On Tuesday, the Supreme Court issued its opinion in Levin v. Commerce Energy (No. 09-223), holding unanimously that principles of comity prohibit federal courts from entertaining complaints of discriminatory state taxation even when the relief sought is an increase in a competitor’s tax burden. In so doing, the Court reversed the decision of the Sixth Circuit, which had held that comity barred federal district courts from hearing only those cases in which the plaintiffs sought a reduction in their own tax burdens.

In an opinion by Justice Ginsburg that was joined by five other Justices, the Court began by reviewing its long history of encouraging lower-court restraint when state tax systems are implicated, noting that the ability to tax is a central state function which lies at the heart of comity principles. The Court then rejected the argument, made by the plaintiffs and accepted by the Sixth Circuit, that its decision in Hibbs v. Winn (2004) allowed federal courts to consider challenges to state taxes as long as the plaintiffs do not seek a reduction of their own tax burdens. The Court explained that the reach of Hibbs was far more modest:  it had endorsed federal adjudication only when the plaintiff’s tax burden was not an issue at all – as in that case, in which the plaintiffs alleged an Establishment Clause violation. By contrast, even if the particular relief sought by the plaintiffs in this case was the increase of a competitor’s tax burden rather than a reduction of their own, the allegedly unequal tax treatment was, the Court reasoned, at the heart of the dispute.

After deeming Hibbs inapposite, the Court went on to conclude that principles of comity prohibit federal courts from hearing cases such as this one.  First, it observed that even if the plaintiffs could prove a violation of the Equal Protection Clause, they would be entitled only to equal treatment, with no constitutional guidance as to how to achieve such equality and no entitlement to the particular remedy that they had sought in their pleadings.  Although comity would preclude federal courts from deciding on an appropriate remedy, federal courts would also lack the authority to remand the case to state courts for those courts to determine a remedy. Leaving the lower courts to remedy the problem would be particularly troubling, the Court noted, because even if it were the least intrusive way to remedy the violation, the TIA prohibits them from simply lowering the plaintiff’s tax burden.  As a result, the Court emphasized, district courts would instead be required to “reshape the relevant provisions of Ohio’s tax code.” Such concerns, in the Court’s view, “counsel that [district courts] refrain from taking up cases of this genre, so long as state courts are equipped fairly to adjudicate them.”

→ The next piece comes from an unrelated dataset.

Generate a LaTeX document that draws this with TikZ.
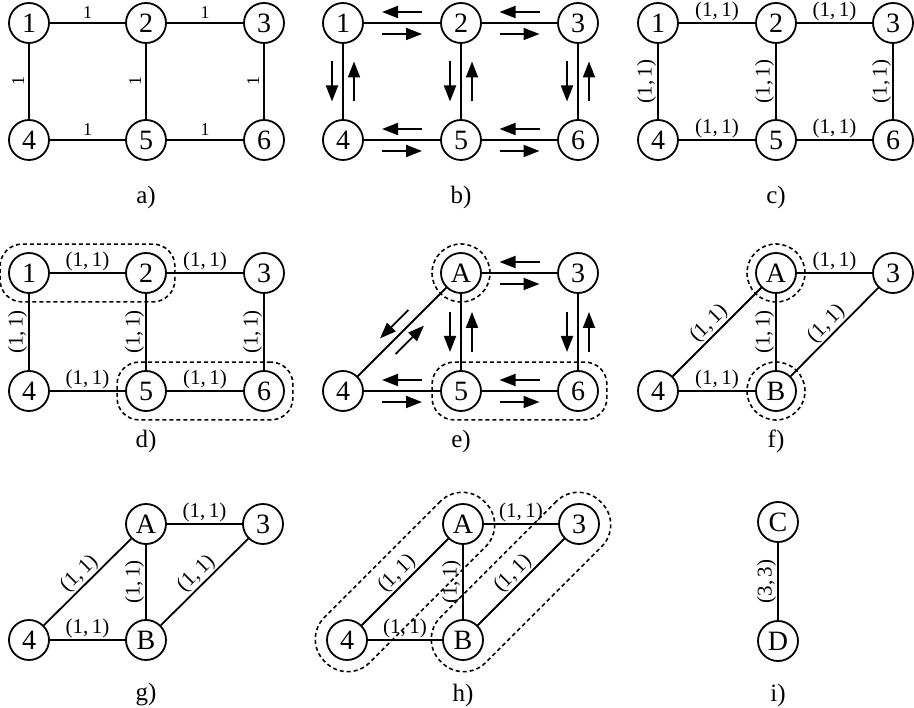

Finally, the Court concluded that because comity principles precluded district courts from entertaining cases such as this one, it did not need to decide whether the suit was also barred under the Tax Injunction Act.

Justice Kennedy joined the opinion of the Court but filed a very brief concurrence in which he expressed doubt as to the Court’s rationale in Hibbs.

In an opinion joined by Justice Scalia, Justice Thomas concurred only in the judgment. Although he agreed that principles of comity required the dismissal of the case, in his view the Court should have dismissed the case for lack of jurisdiction under the TIA. Because the TIA strips federal courts of all jurisdiction to interfere with tax collection, he reasoned, and because the Equal Protection Clause does not distinguish between lowering or raising burdens to achieve equality, interpreting the TIA to allow the suit at bar would reduce it to a mere pleading formality.